Quantitative structure-activity relationship (QSAR) methods have shown to be powerful tools to comprehend the action mechanisms and structural profiles required to improve a drug performance, as well as to estimate the bioactivity of a non-existing, proposed drug candidate. QSAR approaches are genuinely structure-based methods, in which biological properties are reflected by structural changes in molecules, despite the receptor information included in the modern multidimensional QSAR techniques. However, traditional QSAR, which is based on descriptors easily accessible or calculated, such as logP, connectivity indices and a variety of other parameters derived from the 2D structure of a molecule, is not inferior to methods based on the three-dimensional molecular structure, at least in many practical cases (Brown & Martin, 1997; Estrada, Molina, & Perdomo-López, 2001).

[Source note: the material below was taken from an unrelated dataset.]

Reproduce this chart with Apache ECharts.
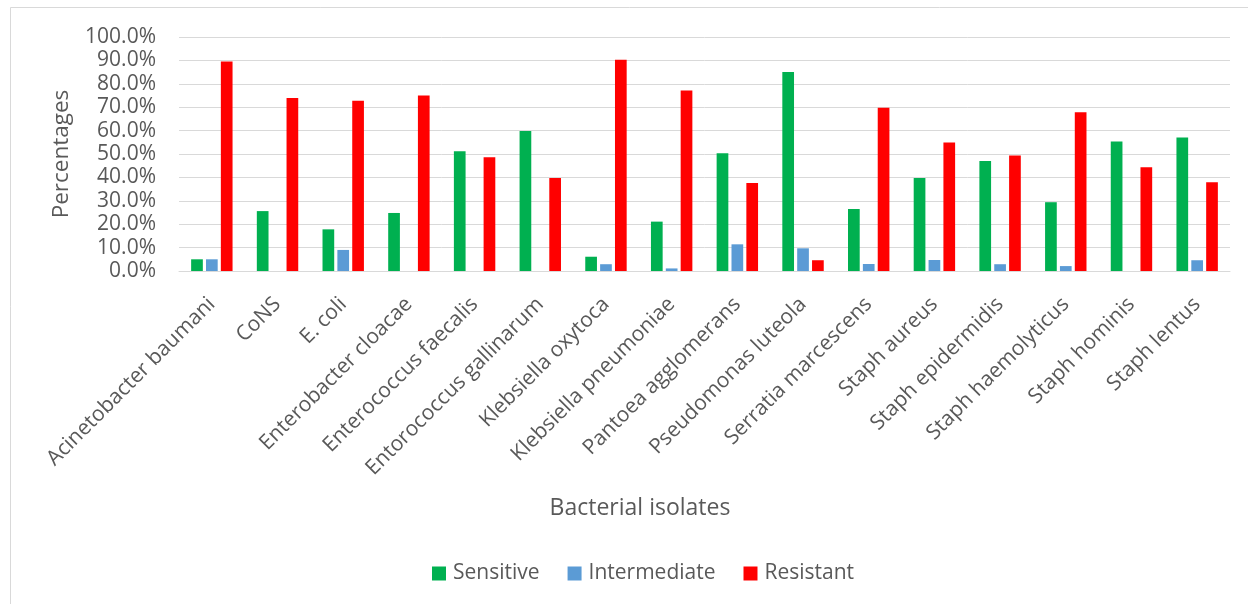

Multivariate image analysis applied in QSAR (MIA-QSAR) appeared to correlate drawings of molecular structures with the corresponding biological activities (Freitas, Brown, & Martins, 2005); therefore, it is essentially a 2D QSAR technique, since descriptors are obtained from the projection of a molecule in the plane. The structural changes in a congeneric series of drug-like compounds explain the variance in the bioactivities block; in MIA-QSAR, structural changes correspond to different coordinates of the pixels composing the molecular drawings. Because the substitution pattern along with the congeneric series of compounds is captured in the calibration step, usually performed using partial least squares (PLS) regression, prediction of the bioactivities of similar compounds are often feasible. However, much chemical information is lost when a given substituent is represented as letters in the drawings, although other molecular properties, such as steric effects (e.g. for large side chains) and shape (e.g. the hexagonal benzene ring), are appropriately encoded. For instance, the MIA-QSAR model is capable of recognizing that a bromine substituent bonded to a given aromatic carbon causes an effect on the bioactivity of a molecular scaffold, but its description as “Br” in the drawing does not have chemical meaning. Thus, an augmented version for the MIA-QSAR method (aug-MIA-QSAR) was developed by introducing “dimensions” to better encode atomic sizes (using spheres with sizes proportional to the van der Waals radii) and different types of atoms (using spheres with different colors) in a molecule (Nunes & Freitas, 2013). Because aug-MIA-QSAR has been recently implemented, there are many challenges to improve its predictive ability, as well as its chemical interpretation; research directions include testing regression and variable selection methods for the aug-MIA descriptors, and also searching for ways to indicate how different atomic sizes and colors impact the trends in bioactivity in a series of drug-like compounds.

QSAR methods have been used in numerous studies in order to find a correlation between chemical structures and biological activities related to profitable diseases, such as obesity, sexual dysfunction and hypertension. Nevertheless, little attention has been devoted to neglected diseases, which mostly affect poor people from the third world, being forgotten by the big pharmaceutical companies (Ramalho, Freitas, & da Cunha, 2012). This chapter describes the development of a variety of QSAR methods during decades, focusing on the MIA-based approaches, which is demonstrated here to a set of thiosemicarbazones as anti-Trypanosoma cruzi agents (Garkani-Nejad & Ahmadi-Roudi, 2010). The efficacy of the current chemotherapy against T. cruzi is quite variable in different regions of high endemicity, because the high biological, biochemical and genetic diversity of T. cruzy strains (Zingales et al., 2009). Thus, the development of drugs based upon the structural optimization of existing compounds, such as the Nifuroxazide, is advantageous, considering time and efforts consumption.